The best Father’s Day surprises require detective work. Where are the real photos? Who has the good stories? How do you collect 300 photos without him noticing?

The Dad Photo Shortage Problem
Dads take photos of projects, not people. Their camera rolls document tile installation, not family dinners. If you need 300 photos of dad being dad, you’re looking in the wrong place.
Start with mom’s phone. She’s been documenting his parenting for decades, often without his knowledge.
The Family Photo Network
Mom’s phone: The golden archive. Twenty years of “candid” shots while he wasn’t paying attention.
Grandparents: Holiday photos, birthday parties, the formal family portraits he complained about during but looks good in.
Siblings: Different perspectives, different events, photos from visits he doesn’t remember posing for.
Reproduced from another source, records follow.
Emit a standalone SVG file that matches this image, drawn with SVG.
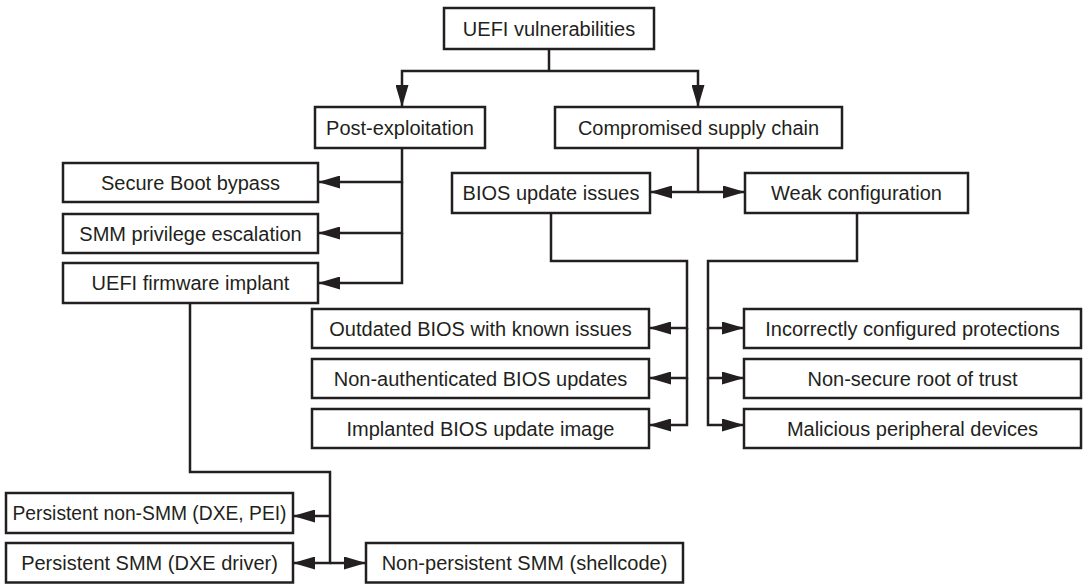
<svg xmlns="http://www.w3.org/2000/svg" width="1083" height="584" viewBox="0 0 1083 584">
<style>
.box{fill:#fff;stroke:#231f20;stroke-width:2.5}
.lbl{font-family:"Liberation Sans",Arial,sans-serif;font-size:20px;fill:#231f20;text-anchor:middle}
.con{fill:none;stroke:#231f20;stroke-width:2.5}
.arr{marker-end:url(#ah)}
</style>
<defs>
<marker id="ah" markerUnits="userSpaceOnUse" markerWidth="22" markerHeight="13" refX="22" refY="6.5" orient="auto">
<path d="M0,0 L22,6.5 L0,13 Z" fill="#231f20"/>
</marker>
</defs>
<rect width="1083" height="584" fill="#fff"/>
<g id="connectors">
<path class="con" d="M549,49 V71"/>
<path class="con arr" d="M549,71 H402 V107"/>
<path class="con arr" d="M549,71 H698 V107"/>
<path class="con arr" d="M402,148 V182 H318"/>
<path class="con arr" d="M402,182 V233 H318"/>
<path class="con arr" d="M402,233 V283 H318"/>
<path class="con arr" d="M698,148 V192 H650"/>
<path class="con arr" d="M698,192 H745"/>
<path class="con arr" d="M551,213 V261 H687 V328 H649"/>
<path class="con arr" d="M687,328 V378 H649"/>
<path class="con arr" d="M687,378 V425 H649"/>
<path class="con arr" d="M857,213 V261 H708 V328 H744"/>
<path class="con arr" d="M708,328 V378 H744"/>
<path class="con arr" d="M708,378 V425 H744"/>
<path class="con" d="M190,303 V472 H330 V516"/>
<path class="con arr" d="M330,516 H293"/>
<path class="con arr" d="M330,516 V563 H293"/>
<path class="con arr" d="M330,563 H366"/>
</g>
<g id="n-uefi"><rect class="box" x="444" y="8" width="210" height="41"/><text class="lbl" x="549" y="35.5">UEFI vulnerabilities</text></g>
<g id="n-post"><rect class="box" x="315" y="107" width="170" height="41"/><text class="lbl" x="400" y="134.5">Post-exploitation</text></g>
<g id="n-supply"><rect class="box" x="555" y="107" width="287" height="41"/><text class="lbl" x="698.5" y="134.5">Compromised supply chain</text></g>
<g id="n-secure"><rect class="box" x="63" y="163" width="255" height="39"/><text class="lbl" x="190.5" y="189.5">Secure Boot bypass</text></g>
<g id="n-smm"><rect class="box" x="63" y="214" width="255" height="39"/><text class="lbl" x="190.5" y="240.5">SMM privilege escalation</text></g>
<g id="n-implant"><rect class="box" x="63" y="263" width="255" height="40"/><text class="lbl" x="190.5" y="290">UEFI firmware implant</text></g>
<g id="n-bios"><rect class="box" x="452" y="173" width="198" height="40"/><text class="lbl" x="551" y="200">BIOS update issues</text></g>
<g id="n-weak"><rect class="box" x="745" y="173" width="223" height="40"/><text class="lbl" x="856.5" y="200">Weak configuration</text></g>
<g id="n-outdated"><rect class="box" x="312" y="309" width="337" height="39"/><text class="lbl" x="480.5" y="335.5">Outdated BIOS with known issues</text></g>
<g id="n-nonauth"><rect class="box" x="312" y="359" width="337" height="39"/><text class="lbl" x="480.5" y="385.5">Non-authenticated BIOS updates</text></g>
<g id="n-implanted"><rect class="box" x="312" y="409" width="337" height="39"/><text class="lbl" x="480.5" y="435.5">Implanted BIOS update image</text></g>
<g id="n-incorrect"><rect class="box" x="744" y="309" width="337" height="39"/><text class="lbl" x="912.5" y="335.5">Incorrectly configured protections</text></g>
<g id="n-root"><rect class="box" x="744" y="359" width="337" height="39"/><text class="lbl" x="912.5" y="385.5">Non-secure root of trust</text></g>
<g id="n-malicious"><rect class="box" x="744" y="409" width="337" height="39"/><text class="lbl" x="912.5" y="435.5">Malicious peripheral devices</text></g>
<g id="n-pnonsmm"><rect class="box" x="6" y="493" width="287" height="40"/><text class="lbl" x="149.5" y="520" textLength="274" lengthAdjust="spacingAndGlyphs">Persistent non-SMM (DXE, PEI)</text></g>
<g id="n-psmm"><rect class="box" x="6" y="543" width="287" height="39.5"/><text class="lbl" x="149.5" y="570">Persistent SMM (DXE driver)</text></g>
<g id="n-npsmm"><rect class="box" x="366" y="543" width="317" height="39.5"/><text class="lbl" x="524.5" y="570">Non-persistent SMM (shellcode)</text></g>
</svg>
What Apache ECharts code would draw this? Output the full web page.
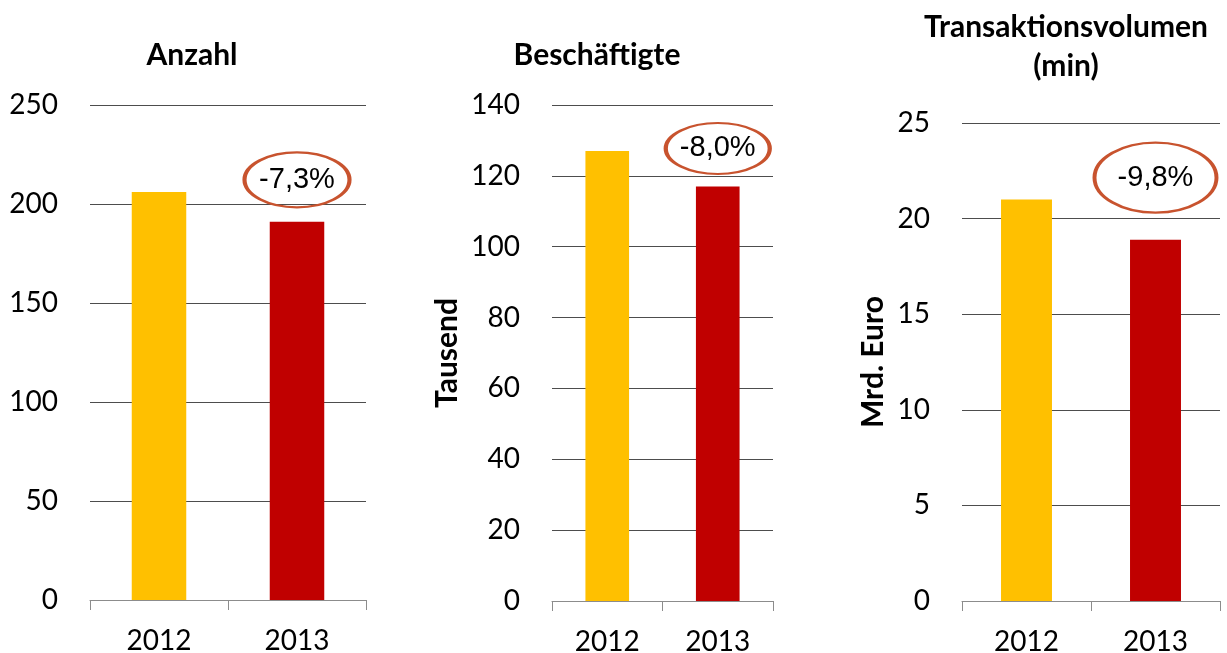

Old Facebook albums: That phase when everyone posted everything. Search by year and event.
The Cloud Drive Hunt
Family shared albums he forgot he has access to. Google Photos face recognition that tagged him in photos he doesn’t know exist. Old computers in closets with folders labeled “vacation 2015.”
Operational Security
Create a shared album or group chat without him. Use code names if necessary. “Project June 16th” or “Operation Appreciation.” Assign family members to different photo categories.
Collect photos gradually over several weeks. Sudden requests for “all your photos of dad” raise suspicion.